Plaque fate spurs police complaint

A group of students file a complaint asking Dusit police to find the missing memorial plaque of the 1932 Siamese Revolution. One of them holds a sign reading: ‘The plaque: Where has it gone?’ Thiti Wannamontha

A grandson of a member of Khana Ratsadon yesterday filed a complaint to police asking them to find the memorial plaque of the 1932 Siamese Revolution which recently disappeared from the Royal Plaza in Bangkok.

The plaque, which had been fitted into the road near the King Rama V equestrian statue at the Royal Plaza in Dusit district, has been replaced by a new plaque, causing outrage among activists who want to know the whereabouts of the old one.

Prit Rattanakul Serireungriddhi, the 30-year-old grandson of Luang Rattanakul Serireungriddhi, who was part of Khana Ratsadon, filed a complaint at Dusit police station.

He was accompanied by three students from Chulongkorn University, Kasetsart University and Ramkhamhaeng University.

Khana Ratsadon (the People’s Party) was a group of military and civil officers that carried out the revolution on June 24, 1932, changing the country’s absolute monarchy to a constitutional monarchy.

Mr Pharit said that the memorial plaque was of historic significance as it symbolises a major change in Thai politics.

He said he represents the descendants of members of the Khana Ratsadon in asking authorities to help recover the memorial plaque.

Some of the descendants are upset by the removal of the memorial plaque, Mr Pharit said, adding that it is public property.

“We made history when the constitutional monarchy was established on that day. I personally think it’s the best rule Thailand has ever had,” he said.
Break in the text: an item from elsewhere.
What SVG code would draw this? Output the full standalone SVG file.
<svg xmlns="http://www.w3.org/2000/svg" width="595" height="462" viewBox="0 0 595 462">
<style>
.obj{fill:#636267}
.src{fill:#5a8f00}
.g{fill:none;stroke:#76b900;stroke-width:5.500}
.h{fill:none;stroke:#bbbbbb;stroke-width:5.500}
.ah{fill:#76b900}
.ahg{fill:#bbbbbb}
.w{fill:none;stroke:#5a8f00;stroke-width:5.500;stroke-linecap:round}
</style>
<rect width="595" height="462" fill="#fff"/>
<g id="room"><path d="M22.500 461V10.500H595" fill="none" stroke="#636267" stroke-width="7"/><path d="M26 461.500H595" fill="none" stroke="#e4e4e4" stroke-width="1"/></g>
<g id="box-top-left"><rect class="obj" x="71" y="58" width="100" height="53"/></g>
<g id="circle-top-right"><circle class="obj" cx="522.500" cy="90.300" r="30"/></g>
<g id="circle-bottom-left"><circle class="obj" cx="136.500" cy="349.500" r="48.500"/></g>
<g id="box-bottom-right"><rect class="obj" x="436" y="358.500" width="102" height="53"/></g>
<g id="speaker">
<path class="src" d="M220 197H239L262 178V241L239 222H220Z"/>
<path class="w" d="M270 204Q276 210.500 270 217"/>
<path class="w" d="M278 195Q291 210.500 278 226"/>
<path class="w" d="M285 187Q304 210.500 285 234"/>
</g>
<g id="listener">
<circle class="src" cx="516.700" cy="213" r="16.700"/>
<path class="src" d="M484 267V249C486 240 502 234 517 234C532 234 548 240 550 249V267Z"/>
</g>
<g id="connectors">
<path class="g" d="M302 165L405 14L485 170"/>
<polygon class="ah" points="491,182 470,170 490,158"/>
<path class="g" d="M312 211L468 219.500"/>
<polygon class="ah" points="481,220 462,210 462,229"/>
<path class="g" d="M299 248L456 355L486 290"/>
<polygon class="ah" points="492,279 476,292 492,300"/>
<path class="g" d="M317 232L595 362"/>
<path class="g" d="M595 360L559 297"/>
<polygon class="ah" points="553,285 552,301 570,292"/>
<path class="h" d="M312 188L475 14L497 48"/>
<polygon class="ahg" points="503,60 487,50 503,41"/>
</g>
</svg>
“The descendants of Khana Ratsadon members have mixed feelings about the incident so I’ve volunteered to represent them.”
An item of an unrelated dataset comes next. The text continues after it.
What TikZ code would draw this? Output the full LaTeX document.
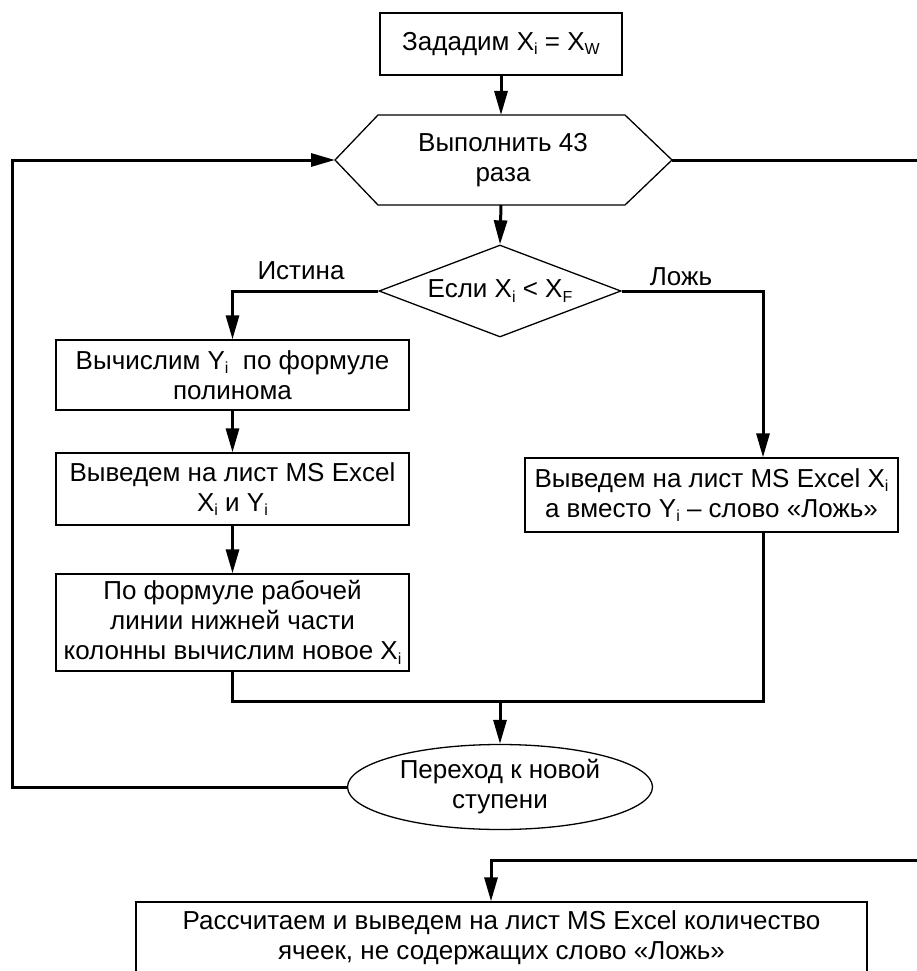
\documentclass[tikz,border=0pt]{standalone}
\usepackage{fontspec}
\setmainfont{Liberation Sans}
\usetikzlibrary{shapes.geometric,arrows.meta,calc}
\newcommand\lowidx[1]{\raisebox{-4.5pt}{\fontsize{16}{16}\selectfont #1}}
\begin{document}
\begin{tikzpicture}[x=1pt,y=-1pt,
  every node/.style={font=\fontsize{26}{30}\selectfont, align=center},
  blk/.style={draw, line width=1.3pt, fill=white, inner sep=0pt},
  conn/.style={line width=3pt},
  arr/.style={conn, -{Triangle[length=24pt,width=13pt]}},
  lbl/.style={inner sep=0pt}
]
\useasboundingbox (0,0) rectangle (917,971);
\clip (0,0) rectangle (917,971);

% start box
\node[blk, minimum width=242pt, minimum height=62pt] (start) at (501,44) {Зададим X\lowidx{i} = X\lowidx{W}};

% loop hexagon
\coordinate (loopW) at (335,160);
\coordinate (loopE) at (672,160);
\coordinate (loopN) at (501,115);
\coordinate (loopS) at (501,205);
\draw[line width=1.3pt, fill=white] (loopW) -- (378,115) -- (625,115) -- (loopE) -- (625,205) -- (378,205) -- cycle;
\node[lbl] (loop) at (503,160) {Выполнить 43\\раза};

% decision
\node[blk, diamond, aspect=2.63, minimum width=242pt, minimum height=92pt] (dia) at (500,291) {Если X\lowidx{i} < X\lowidx{F}};
\node[lbl] (ist) at (301,271) {Истина};
\node[lbl] (lozh) at (681,277) {Ложь};

% left column
\node[blk, minimum width=353pt, minimum height=70pt] (b1) at (232.5,375) {Вычислим Y\lowidx{i}\ \ по формуле\\полинома};
\node[blk, minimum width=353pt, minimum height=72pt] (b2) at (232.5,489) {Выведем на лист MS Excel\\X\lowidx{i} и Y\lowidx{i}};
\node[blk, minimum width=353pt, minimum height=97pt] (b3) at (232.5,622.5) {По формуле рабочей\\линии нижней части\\колонны вычислим новое X\lowidx{i}};

% right box
\node[blk, minimum width=373pt, minimum height=74pt] (rb) at (711.5,495) {Выведем на лист MS Excel X\lowidx{i}\\а вместо Y\lowidx{i} -- слово «Ложь»};

% ellipse
\node[blk, ellipse, minimum width=305pt, minimum height=85pt] (ell) at (500,787) {Переход к новой\\ступени};

% final box
\node[blk, minimum width=731pt, minimum height=72pt] (fin) at (501.5,938) {Рассчитаем и выведем на лист MS Excel количество\\ячеек, не содержащих слово «Ложь»};

% helper coordinates
\coordinate (rcol) at (763,0);
\coordinate (m) at (500,701);
\coordinate (lx) at (12,160);
\coordinate (rx1) at (917,160);
\coordinate (rx2) at (917,860);
\coordinate (fx) at (491,860);

% connectors
\draw[arr] (start.south) -- (loopN);
\draw[arr] (loopS) -- (dia.north);
\draw[arr] (dia.west) -| (b1.north);
\draw[arr] (dia.east) -| (rcol |- rb.north);
\draw[arr] (b1.south) -- (b2.north);
\draw[arr] (b2.south) -- (b3.north);
\draw[conn] (b3.south) |- (rcol |- m) -- (rcol |- rb.south);
\draw[arr] (m) -- (ell.north);
\draw[arr] (ell.west) -| (lx) -- (loopW);
\draw[conn] (loopE) -- (rx1);
\draw[arr] (rx2) -- (fx) -- (fx |- fin.north);
\end{tikzpicture}
\end{document}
Mr Pharit also questioned why Democrat Party leader Abhisit Vejjajiva has been silent over the issue, given the party’s founder and first leader was also a member of Khana Ratsadon.

He referred to Khuang Aphaiwong, who served as prime minister between 1944-1948.

Pol Capt Mor Rana of the Dusit police station, who received the complaint, said Mr Pharit wants police to recover the missing plague.

The plaque being state property, anyone can file a complaint over its theft, the officer said.

Asked whether police had examined footage from closed-circuit television cameras in the area, Pol Lt Col Supak Wongsawat, deputy superintendent in charge of investigations at the Dusit police station, said his superior has yet to give such instructions.

Royal Thai Police spokesman Pol Gen Dejnarong Sutthichanbancha said he has not yet received any reports of the whereabouts of the plaque and has no information relating to CCTV footage.

Weng Tojirakarn, co-leader of the United Front for Democracy against Dictatorship, said the person who removed the plaque was looking to erase history.

Its disappearance means future generations will not have the chance to learn about the country’s history, Dr Weng said.

The Thai Academic Network for Civil Rights yesterday called on the prime minister, the president of the National Legislative Assembly, the House of Representatives’ secretariat and other agencies to take legal action against anyone who removed the plaque.

The group also asked members of the public to join in the search to help put the plaque back in its rightful place at the Royal Plaza.

Somparn Promta, a specialist on the National Culture Commission and a former lecturer at Chulalongkorn University’s Faculty of Arts, said he will raise the matter at an upcoming commission meeting.

An online petition on calling on authorities to find and reinstate the missing plaque drew more than 2,000 signatures as of 6.30pm yesterday.

The memorial plaque, made of brass, bears an inscription reading: “Here at dawn on June 24, 1932, Khana Ratsadon brings into being the constitution for the sake of the country’s prosperity.”

The new plaque bears a distinctly different message: “May Siam be blessed with prosperity forever. May the people be happy and cheerful and become the strength of the country.”

The rim around the surface of the new plaque also says: “The respect for Phra Ratanattaya (The Three Jewels — Buddha, Dhamma, Sangha), the state, one’s family, and the faithfulness towards one’s king will all contribute to the prosperity of one’s state.”